* Start COLLECTED MATERIAL *
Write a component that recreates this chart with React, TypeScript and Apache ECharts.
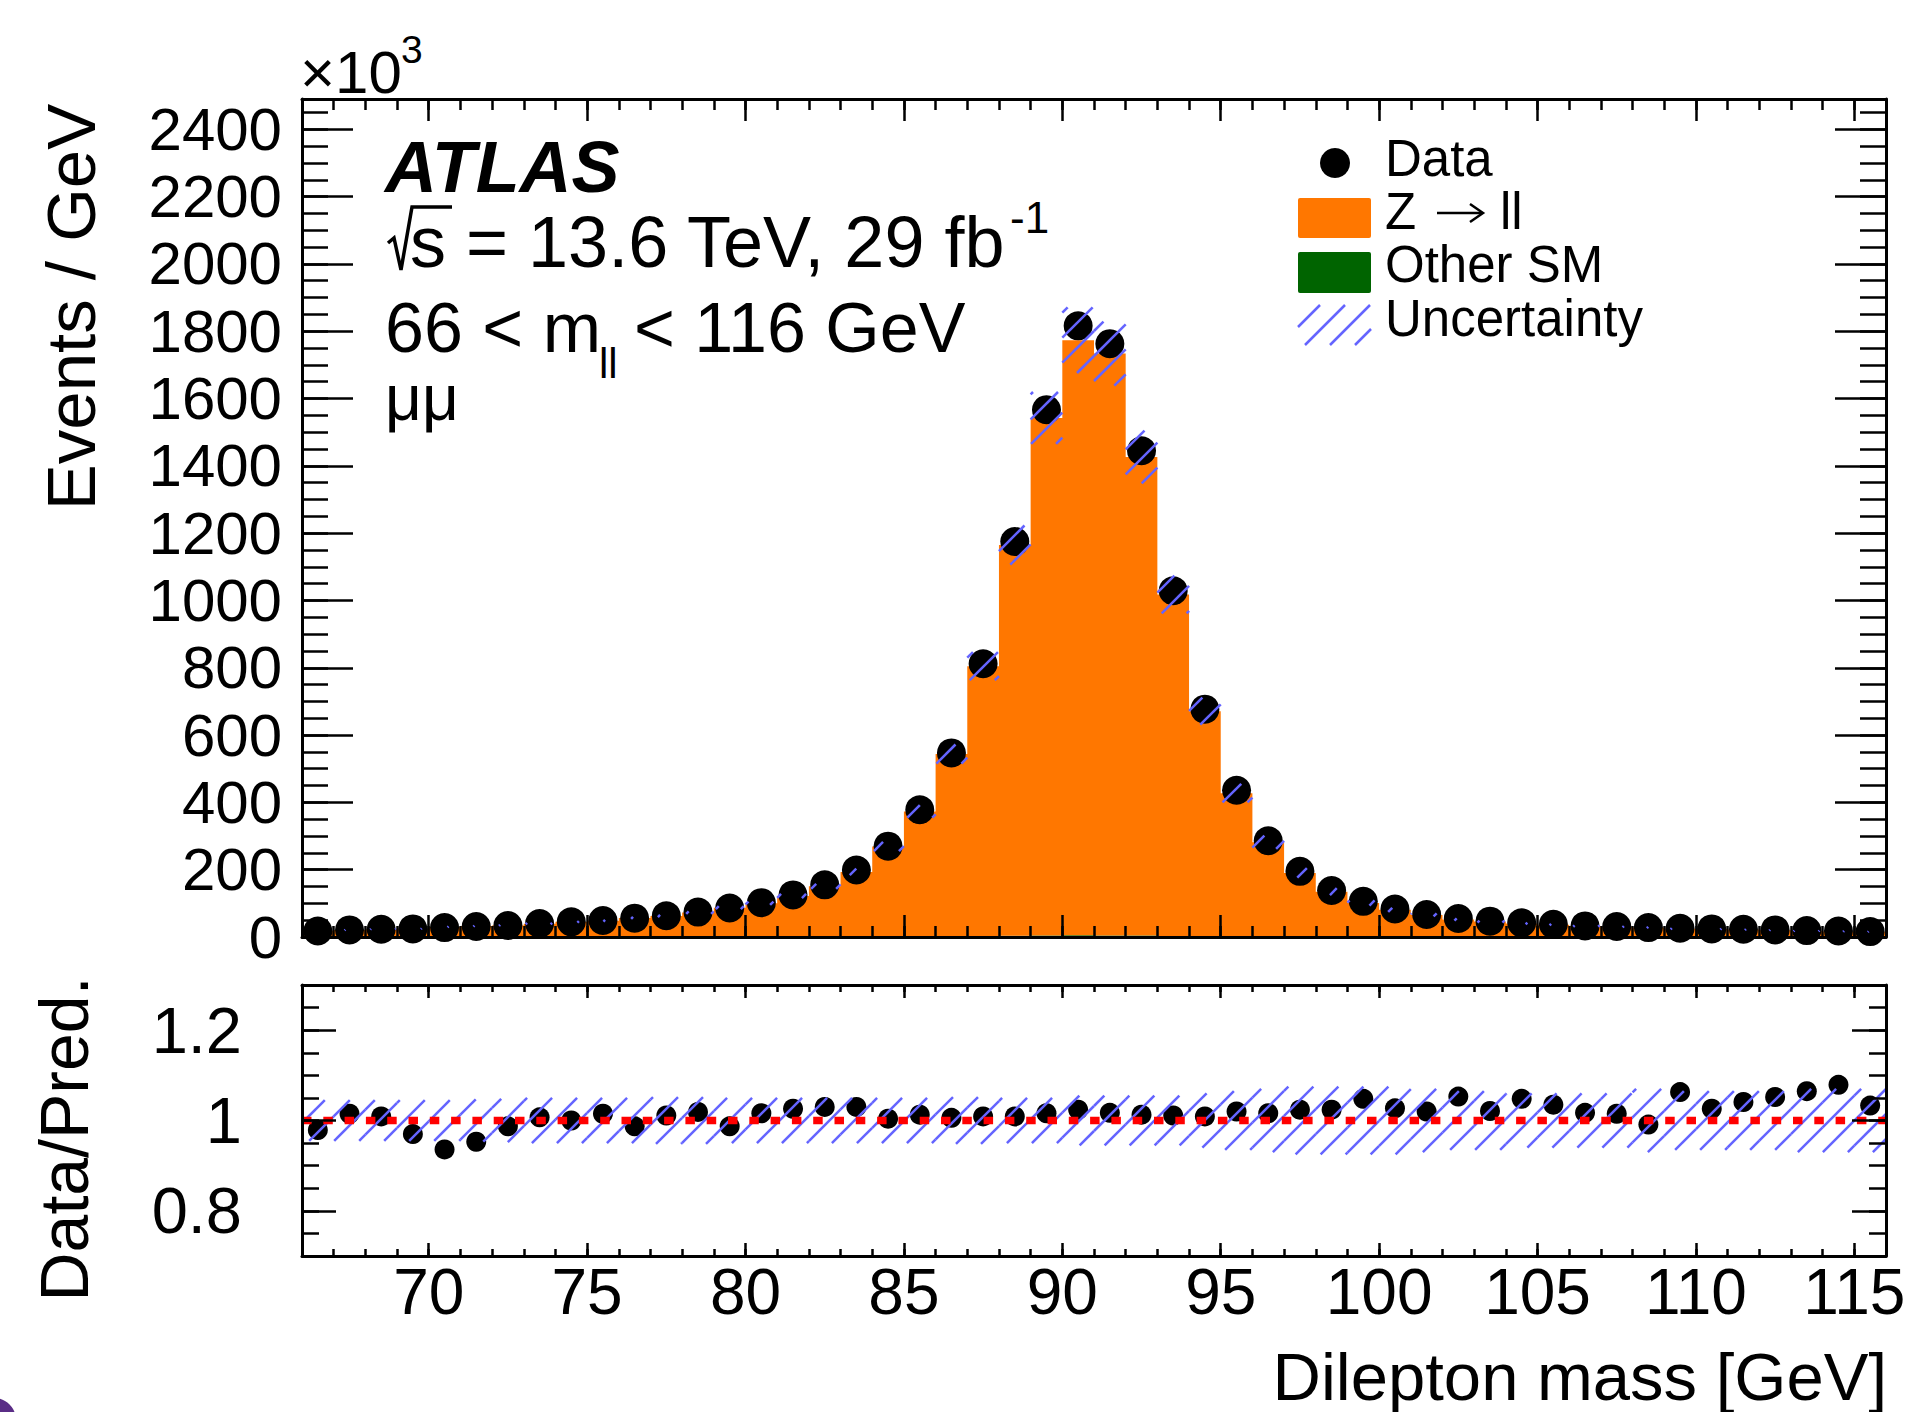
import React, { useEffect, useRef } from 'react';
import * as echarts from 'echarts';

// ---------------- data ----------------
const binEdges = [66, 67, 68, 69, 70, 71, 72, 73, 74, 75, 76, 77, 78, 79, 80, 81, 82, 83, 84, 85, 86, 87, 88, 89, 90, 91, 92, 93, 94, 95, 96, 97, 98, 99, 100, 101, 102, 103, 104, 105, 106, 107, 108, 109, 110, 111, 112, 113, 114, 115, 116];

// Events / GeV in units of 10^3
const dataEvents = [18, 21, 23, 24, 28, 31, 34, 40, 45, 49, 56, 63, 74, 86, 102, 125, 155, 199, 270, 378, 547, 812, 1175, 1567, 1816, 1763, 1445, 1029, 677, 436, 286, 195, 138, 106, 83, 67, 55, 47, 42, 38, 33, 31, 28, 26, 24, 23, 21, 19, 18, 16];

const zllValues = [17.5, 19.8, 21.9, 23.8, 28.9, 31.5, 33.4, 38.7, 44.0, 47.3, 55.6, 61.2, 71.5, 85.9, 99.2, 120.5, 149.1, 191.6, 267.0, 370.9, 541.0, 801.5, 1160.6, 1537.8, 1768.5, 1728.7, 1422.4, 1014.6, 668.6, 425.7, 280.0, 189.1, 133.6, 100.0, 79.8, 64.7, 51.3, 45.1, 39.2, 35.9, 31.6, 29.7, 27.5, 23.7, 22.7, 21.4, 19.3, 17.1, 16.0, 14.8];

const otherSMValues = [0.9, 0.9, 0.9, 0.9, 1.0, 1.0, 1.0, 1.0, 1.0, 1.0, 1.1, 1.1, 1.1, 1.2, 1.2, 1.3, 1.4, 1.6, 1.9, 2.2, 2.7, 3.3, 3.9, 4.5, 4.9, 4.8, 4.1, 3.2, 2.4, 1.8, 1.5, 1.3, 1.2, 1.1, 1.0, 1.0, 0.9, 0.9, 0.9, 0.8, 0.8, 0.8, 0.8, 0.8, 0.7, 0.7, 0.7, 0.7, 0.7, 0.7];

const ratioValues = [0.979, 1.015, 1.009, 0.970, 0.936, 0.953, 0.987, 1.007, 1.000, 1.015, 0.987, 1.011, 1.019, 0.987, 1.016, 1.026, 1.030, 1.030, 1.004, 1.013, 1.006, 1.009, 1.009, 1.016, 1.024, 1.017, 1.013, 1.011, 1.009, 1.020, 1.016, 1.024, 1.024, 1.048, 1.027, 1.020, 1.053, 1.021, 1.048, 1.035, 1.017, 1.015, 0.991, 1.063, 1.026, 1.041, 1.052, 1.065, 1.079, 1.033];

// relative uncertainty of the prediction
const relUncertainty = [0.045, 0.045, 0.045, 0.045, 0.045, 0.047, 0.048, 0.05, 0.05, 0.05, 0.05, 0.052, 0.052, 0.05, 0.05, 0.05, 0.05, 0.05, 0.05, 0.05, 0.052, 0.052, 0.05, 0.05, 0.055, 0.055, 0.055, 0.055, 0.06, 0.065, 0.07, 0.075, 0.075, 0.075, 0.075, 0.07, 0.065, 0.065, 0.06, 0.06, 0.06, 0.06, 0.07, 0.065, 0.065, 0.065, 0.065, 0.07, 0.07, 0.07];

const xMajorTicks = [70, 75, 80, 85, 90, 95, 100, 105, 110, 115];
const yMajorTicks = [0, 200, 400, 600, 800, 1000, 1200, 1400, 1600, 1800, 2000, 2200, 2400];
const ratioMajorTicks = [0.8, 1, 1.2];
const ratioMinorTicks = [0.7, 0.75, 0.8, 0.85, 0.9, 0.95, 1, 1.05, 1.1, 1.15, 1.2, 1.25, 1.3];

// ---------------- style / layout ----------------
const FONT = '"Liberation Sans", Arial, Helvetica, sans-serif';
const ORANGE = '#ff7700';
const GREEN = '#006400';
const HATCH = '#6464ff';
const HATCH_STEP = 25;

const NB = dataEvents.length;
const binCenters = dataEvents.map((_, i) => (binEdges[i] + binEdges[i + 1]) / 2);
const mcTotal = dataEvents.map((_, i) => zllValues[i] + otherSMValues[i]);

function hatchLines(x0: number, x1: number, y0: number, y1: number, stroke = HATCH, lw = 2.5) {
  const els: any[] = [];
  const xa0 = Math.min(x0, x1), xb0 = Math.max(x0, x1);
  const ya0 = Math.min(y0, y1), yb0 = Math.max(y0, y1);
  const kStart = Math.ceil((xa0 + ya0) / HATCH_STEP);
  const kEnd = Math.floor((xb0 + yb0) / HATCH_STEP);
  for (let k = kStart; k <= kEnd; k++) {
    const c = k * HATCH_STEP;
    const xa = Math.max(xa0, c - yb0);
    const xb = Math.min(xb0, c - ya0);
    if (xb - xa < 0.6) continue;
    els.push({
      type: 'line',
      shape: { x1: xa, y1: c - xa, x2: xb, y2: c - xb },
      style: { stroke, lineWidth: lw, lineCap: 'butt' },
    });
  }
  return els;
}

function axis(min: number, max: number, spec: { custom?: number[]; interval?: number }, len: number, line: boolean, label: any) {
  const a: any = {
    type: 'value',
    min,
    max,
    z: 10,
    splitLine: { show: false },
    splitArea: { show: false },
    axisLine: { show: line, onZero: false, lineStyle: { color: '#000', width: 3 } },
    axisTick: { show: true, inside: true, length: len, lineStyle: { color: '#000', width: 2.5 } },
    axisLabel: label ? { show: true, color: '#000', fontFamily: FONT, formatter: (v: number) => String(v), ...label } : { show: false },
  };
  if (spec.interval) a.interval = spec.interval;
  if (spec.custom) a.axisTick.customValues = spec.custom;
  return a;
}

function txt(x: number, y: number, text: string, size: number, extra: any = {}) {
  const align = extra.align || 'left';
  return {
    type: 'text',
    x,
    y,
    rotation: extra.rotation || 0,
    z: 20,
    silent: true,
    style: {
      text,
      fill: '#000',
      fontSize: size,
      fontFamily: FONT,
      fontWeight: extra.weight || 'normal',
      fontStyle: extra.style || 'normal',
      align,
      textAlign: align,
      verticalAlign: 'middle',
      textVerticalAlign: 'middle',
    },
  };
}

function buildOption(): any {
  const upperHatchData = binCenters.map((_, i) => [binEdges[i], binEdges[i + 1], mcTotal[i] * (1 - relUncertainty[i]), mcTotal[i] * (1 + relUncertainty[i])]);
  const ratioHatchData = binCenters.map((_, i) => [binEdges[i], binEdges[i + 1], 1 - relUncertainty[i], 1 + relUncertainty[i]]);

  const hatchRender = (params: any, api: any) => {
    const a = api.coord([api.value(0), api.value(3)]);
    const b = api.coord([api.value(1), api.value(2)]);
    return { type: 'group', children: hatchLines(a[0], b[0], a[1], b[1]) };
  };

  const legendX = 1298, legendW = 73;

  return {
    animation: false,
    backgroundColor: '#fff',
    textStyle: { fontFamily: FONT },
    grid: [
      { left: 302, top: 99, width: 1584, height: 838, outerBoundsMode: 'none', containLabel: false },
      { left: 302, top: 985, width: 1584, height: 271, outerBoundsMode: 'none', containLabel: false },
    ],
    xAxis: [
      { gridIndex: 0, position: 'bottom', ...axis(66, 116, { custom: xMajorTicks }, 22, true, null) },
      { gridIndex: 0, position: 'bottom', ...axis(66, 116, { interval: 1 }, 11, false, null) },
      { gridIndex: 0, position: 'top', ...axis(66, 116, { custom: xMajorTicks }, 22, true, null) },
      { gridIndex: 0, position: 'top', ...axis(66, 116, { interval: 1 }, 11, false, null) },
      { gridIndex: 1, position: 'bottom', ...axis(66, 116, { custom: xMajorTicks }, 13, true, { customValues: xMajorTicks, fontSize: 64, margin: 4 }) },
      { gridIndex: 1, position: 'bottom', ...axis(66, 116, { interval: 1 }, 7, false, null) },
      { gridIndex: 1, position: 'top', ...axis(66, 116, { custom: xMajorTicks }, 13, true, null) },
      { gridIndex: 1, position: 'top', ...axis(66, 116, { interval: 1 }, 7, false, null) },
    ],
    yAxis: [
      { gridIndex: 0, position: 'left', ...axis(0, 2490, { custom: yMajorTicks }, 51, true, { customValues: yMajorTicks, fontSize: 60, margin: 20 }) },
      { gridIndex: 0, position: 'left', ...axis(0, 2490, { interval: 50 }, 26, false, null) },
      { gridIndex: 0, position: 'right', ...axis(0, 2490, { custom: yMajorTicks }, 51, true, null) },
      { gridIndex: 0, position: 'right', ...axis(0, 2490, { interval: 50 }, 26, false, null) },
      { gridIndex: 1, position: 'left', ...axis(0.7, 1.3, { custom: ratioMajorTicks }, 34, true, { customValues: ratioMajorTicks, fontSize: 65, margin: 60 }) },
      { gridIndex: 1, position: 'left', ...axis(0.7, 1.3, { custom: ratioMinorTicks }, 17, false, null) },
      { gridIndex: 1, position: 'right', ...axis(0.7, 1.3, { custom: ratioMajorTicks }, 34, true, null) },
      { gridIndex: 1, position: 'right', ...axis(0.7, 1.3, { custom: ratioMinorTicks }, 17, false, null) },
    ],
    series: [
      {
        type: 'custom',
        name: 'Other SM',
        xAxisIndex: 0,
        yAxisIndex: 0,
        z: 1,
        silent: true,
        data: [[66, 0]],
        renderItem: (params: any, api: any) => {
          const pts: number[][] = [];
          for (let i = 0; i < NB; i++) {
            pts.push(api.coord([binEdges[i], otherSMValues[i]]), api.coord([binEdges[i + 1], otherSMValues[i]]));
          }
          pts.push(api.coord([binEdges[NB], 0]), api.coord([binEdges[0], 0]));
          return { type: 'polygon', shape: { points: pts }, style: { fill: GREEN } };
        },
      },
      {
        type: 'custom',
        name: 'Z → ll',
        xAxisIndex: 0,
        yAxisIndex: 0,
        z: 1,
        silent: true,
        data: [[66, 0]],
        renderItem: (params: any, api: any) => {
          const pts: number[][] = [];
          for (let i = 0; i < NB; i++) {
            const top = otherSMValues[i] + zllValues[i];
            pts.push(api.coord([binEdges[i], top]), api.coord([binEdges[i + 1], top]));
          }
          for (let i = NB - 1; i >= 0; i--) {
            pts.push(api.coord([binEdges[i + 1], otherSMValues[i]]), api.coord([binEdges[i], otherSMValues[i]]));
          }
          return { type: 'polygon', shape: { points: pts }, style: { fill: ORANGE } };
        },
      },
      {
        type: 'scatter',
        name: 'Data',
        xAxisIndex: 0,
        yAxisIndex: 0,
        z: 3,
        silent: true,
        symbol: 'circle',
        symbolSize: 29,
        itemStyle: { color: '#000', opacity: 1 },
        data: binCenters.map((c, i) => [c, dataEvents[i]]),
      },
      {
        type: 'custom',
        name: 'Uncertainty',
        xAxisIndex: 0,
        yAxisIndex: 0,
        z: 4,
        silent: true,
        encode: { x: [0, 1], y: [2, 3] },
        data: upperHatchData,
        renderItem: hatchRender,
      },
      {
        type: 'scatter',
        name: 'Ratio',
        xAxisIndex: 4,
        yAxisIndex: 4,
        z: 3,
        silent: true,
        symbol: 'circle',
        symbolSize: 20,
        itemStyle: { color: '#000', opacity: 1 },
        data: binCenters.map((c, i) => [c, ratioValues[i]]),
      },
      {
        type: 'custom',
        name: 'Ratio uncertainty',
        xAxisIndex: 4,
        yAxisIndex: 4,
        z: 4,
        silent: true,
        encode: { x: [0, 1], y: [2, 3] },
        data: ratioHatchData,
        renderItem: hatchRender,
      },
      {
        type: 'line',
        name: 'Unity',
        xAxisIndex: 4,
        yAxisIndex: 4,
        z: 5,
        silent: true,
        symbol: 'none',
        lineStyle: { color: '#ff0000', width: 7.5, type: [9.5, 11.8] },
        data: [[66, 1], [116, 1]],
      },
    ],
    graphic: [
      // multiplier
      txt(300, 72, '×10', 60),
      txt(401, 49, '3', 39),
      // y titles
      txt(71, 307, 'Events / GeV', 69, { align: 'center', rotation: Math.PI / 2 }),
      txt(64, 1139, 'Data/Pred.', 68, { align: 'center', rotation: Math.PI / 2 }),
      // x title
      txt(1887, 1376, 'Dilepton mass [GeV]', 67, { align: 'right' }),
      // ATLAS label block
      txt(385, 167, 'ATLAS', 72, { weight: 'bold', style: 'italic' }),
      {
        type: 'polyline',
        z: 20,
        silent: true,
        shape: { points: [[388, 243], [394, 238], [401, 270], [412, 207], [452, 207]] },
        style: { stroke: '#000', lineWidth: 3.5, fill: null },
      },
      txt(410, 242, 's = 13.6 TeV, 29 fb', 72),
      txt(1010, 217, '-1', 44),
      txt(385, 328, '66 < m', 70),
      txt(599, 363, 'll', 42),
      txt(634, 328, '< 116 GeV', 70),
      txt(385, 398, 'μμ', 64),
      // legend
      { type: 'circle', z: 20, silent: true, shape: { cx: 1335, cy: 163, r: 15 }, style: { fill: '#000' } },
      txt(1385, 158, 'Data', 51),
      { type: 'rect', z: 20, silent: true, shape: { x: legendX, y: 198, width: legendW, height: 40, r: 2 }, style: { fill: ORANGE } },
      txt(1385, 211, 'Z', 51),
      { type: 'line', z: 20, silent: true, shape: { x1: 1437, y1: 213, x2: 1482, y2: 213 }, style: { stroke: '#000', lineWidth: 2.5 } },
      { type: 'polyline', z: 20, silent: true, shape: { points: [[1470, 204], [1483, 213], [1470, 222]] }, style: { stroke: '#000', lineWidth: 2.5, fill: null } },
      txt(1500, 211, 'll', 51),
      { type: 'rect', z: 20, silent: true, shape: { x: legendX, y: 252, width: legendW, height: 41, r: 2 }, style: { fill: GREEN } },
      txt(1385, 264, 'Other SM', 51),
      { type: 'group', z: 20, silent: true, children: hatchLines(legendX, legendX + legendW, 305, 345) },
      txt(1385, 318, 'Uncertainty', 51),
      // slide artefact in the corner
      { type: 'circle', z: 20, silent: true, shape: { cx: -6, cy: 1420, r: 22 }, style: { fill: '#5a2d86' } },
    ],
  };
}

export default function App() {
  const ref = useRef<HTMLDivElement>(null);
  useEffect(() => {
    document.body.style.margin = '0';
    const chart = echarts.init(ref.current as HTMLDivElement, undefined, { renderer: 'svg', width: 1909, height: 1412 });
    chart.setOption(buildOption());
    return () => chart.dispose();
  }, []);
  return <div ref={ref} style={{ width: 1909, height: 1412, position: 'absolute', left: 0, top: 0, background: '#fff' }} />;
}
* End COLLECTED MATERIAL *
WHAT YOU ARE ASKED TO DO →
From the first line above through the line containing "114, 115, 116];", copy everything exactly, without the pictures.

CORRECT ANSWER →
Write a component that recreates this chart with React, TypeScript and Apache ECharts.
import React, { useEffect, useRef } from 'react';
import * as echarts from 'echarts';

// ---------------- data ----------------
const binEdges = [66, 67, 68, 69, 70, 71, 72, 73, 74, 75, 76, 77, 78, 79, 80, 81, 82, 83, 84, 85, 86, 87, 88, 89, 90, 91, 92, 93, 94, 95, 96, 97, 98, 99, 100, 101, 102, 103, 104, 105, 106, 107, 108, 109, 110, 111, 112, 113, 114, 115, 116];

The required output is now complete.